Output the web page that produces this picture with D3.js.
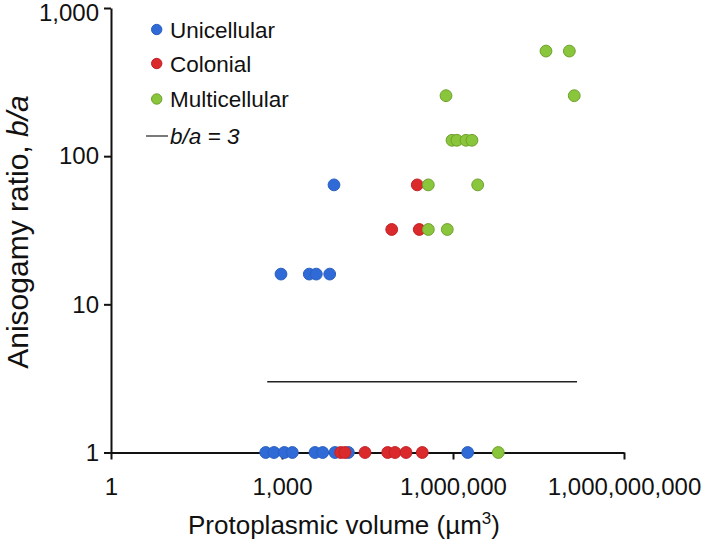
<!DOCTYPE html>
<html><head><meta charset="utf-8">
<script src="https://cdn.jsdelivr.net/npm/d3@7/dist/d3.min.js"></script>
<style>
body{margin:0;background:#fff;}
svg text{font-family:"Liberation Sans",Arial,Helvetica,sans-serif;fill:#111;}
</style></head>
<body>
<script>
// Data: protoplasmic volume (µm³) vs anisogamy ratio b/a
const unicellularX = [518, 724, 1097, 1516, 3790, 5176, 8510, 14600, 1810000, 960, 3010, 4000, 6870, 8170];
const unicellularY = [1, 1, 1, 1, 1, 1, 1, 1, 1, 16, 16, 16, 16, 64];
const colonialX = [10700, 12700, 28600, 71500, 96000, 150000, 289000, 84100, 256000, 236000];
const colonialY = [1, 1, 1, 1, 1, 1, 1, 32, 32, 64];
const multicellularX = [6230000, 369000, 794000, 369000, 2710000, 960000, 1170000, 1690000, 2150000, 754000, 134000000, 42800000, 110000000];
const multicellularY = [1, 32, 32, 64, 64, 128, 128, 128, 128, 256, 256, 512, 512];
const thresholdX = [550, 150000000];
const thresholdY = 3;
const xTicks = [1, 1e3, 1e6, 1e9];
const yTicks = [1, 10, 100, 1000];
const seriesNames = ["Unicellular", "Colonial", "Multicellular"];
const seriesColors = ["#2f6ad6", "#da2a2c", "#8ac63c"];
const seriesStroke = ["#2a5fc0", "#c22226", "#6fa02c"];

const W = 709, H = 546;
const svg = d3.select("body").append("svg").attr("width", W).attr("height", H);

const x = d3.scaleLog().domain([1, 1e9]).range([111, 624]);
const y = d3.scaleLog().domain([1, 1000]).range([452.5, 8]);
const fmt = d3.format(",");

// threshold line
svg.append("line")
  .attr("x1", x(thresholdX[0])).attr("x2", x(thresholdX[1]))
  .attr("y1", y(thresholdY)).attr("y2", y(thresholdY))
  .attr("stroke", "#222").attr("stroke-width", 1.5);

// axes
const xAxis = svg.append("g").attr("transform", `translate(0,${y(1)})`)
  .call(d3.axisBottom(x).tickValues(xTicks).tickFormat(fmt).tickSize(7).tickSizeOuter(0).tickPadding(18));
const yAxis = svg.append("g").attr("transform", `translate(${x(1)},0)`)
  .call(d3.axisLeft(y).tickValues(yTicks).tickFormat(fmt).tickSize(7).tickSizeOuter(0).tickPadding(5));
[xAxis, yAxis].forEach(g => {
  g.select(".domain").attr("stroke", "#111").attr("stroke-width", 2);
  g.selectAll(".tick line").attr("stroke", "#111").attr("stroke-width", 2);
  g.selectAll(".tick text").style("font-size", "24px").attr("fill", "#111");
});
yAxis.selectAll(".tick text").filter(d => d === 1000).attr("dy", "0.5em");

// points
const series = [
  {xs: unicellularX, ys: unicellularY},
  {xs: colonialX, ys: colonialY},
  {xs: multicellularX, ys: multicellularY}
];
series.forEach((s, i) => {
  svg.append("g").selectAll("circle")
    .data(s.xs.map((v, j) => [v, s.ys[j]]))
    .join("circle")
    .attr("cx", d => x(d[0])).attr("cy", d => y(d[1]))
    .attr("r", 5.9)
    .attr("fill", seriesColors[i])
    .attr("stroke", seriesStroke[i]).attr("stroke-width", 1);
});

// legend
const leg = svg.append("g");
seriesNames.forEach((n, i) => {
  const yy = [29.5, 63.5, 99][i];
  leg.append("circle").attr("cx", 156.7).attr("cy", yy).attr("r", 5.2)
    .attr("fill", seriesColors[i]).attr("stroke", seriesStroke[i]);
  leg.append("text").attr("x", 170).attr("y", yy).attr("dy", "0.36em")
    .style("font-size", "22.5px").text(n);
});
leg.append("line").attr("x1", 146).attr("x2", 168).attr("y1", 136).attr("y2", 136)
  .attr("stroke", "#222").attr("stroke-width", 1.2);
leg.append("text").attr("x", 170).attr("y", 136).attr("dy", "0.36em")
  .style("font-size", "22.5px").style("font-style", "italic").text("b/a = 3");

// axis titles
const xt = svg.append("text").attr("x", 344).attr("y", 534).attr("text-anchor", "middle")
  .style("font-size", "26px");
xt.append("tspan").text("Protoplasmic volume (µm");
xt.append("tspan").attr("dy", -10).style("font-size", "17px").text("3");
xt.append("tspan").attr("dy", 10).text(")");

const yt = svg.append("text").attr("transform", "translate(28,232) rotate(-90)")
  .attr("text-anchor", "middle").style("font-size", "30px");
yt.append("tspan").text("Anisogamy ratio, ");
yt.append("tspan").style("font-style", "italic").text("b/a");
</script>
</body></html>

——————————

#### [Problem]
Reproduce all of the material exactly, apart from the pictures.

#### [Result for this exercise]
Output the web page that produces this picture with D3.js.
<!DOCTYPE html>
<html><head><meta charset="utf-8">
<script src="https://cdn.jsdelivr.net/npm/d3@7/dist/d3.min.js"></script>
<style>
body{margin:0;background:#fff;}
svg text{font-family:"Liberation Sans",Arial,Helvetica,sans-serif;fill:#111;}
</style></head>
<body>
<script>
// Data: protoplasmic volume (µm³) vs anisogamy ratio b/a
const unicellularX = [518, 724, 1097, 1516, 3790, 5176, 8510, 14600, 1810000, 960, 3010, 4000, 6870, 8170];
const unicellularY = [1, 1, 1, 1, 1, 1, 1, 1, 1, 16, 16, 16, 16, 64];
const colonialX = [10700, 12700, 28600, 71500, 96000, 150000, 289000, 84100, 256000, 236000];
const colonialY = [1, 1, 1, 1, 1, 1, 1, 32, 32, 64];
const multicellularX = [6230000, 369000, 794000, 369000, 2710000, 960000, 1170000, 1690000, 2150000, 754000, 134000000, 42800000, 110000000];
const multicellularY = [1, 32, 32, 64, 64, 128, 128, 128, 128, 256, 256, 512, 512];
const thresholdX = [550, 150000000];
const thresholdY = 3;
const xTicks = [1, 1e3, 1e6, 1e9];
const yTicks = [1, 10, 100, 1000];
const seriesNames = ["Unicellular", "Colonial", "Multicellular"];
const seriesColors = ["#2f6ad6", "#da2a2c", "#8ac63c"];
const seriesStroke = ["#2a5fc0", "#c22226", "#6fa02c"];

const W = 709, H = 546;
const svg = d3.select("body").append("svg").attr("width", W).attr("height", H);

const x = d3.scaleLog().domain([1, 1e9]).range([111, 624]);
const y = d3.scaleLog().domain([1, 1000]).range([452.5, 8]);
const fmt = d3.format(",");

// threshold line
svg.append("line")
  .attr("x1", x(thresholdX[0])).attr("x2", x(thresholdX[1]))
  .attr("y1", y(thresholdY)).attr("y2", y(thresholdY))
  .attr("stroke", "#222").attr("stroke-width", 1.5);

// axes
const xAxis = svg.append("g").attr("transform", `translate(0,${y(1)})`)
  .call(d3.axisBottom(x).tickValues(xTicks).tickFormat(fmt).tickSize(7).tickSizeOuter(0).tickPadding(18));
const yAxis = svg.append("g").attr("transform", `translate(${x(1)},0)`)
  .call(d3.axisLeft(y).tickValues(yTicks).tickFormat(fmt).tickSize(7).tickSizeOuter(0).tickPadding(5));
[xAxis, yAxis].forEach(g => {
  g.select(".domain").attr("stroke", "#111").attr("stroke-width", 2);
  g.selectAll(".tick line").attr("stroke", "#111").attr("stroke-width", 2);
  g.selectAll(".tick text").style("font-size", "24px").attr("fill", "#111");
});
yAxis.selectAll(".tick text").filter(d => d === 1000).attr("dy", "0.5em");

// points
const series = [
  {xs: unicellularX, ys: unicellularY},
  {xs: colonialX, ys: colonialY},
  {xs: multicellularX, ys: multicellularY}
];
series.forEach((s, i) => {
  svg.append("g").selectAll("circle")
    .data(s.xs.map((v, j) => [v, s.ys[j]]))
    .join("circle")
    .attr("cx", d => x(d[0])).attr("cy", d => y(d[1]))
    .attr("r", 5.9)
    .attr("fill", seriesColors[i])
    .attr("stroke", seriesStroke[i]).attr("stroke-width", 1);
});

// legend
const leg = svg.append("g");
seriesNames.forEach((n, i) => {
  const yy = [29.5, 63.5, 99][i];
  leg.append("circle").attr("cx", 156.7).attr("cy", yy).attr("r", 5.2)
    .attr("fill", seriesColors[i]).attr("stroke", seriesStroke[i]);
  leg.append("text").attr("x", 170).attr("y", yy).attr("dy", "0.36em")
    .style("font-size", "22.5px").text(n);
});
leg.append("line").attr("x1", 146).attr("x2", 168).attr("y1", 136).attr("y2", 136)
  .attr("stroke", "#222").attr("stroke-width", 1.2);
leg.append("text").attr("x", 170).attr("y", 136).attr("dy", "0.36em")
  .style("font-size", "22.5px").style("font-style", "italic").text("b/a = 3");

// axis titles
const xt = svg.append("text").attr("x", 344).attr("y", 534).attr("text-anchor", "middle")
  .style("font-size", "26px");
xt.append("tspan").text("Protoplasmic volume (µm");
xt.append("tspan").attr("dy", -10).style("font-size", "17px").text("3");
xt.append("tspan").attr("dy", 10).text(")");

const yt = svg.append("text").attr("transform", "translate(28,232) rotate(-90)")
  .attr("text-anchor", "middle").style("font-size", "30px");
yt.append("tspan").text("Anisogamy ratio, ");
yt.append("tspan").style("font-style", "italic").text("b/a");
</script>
</body></html>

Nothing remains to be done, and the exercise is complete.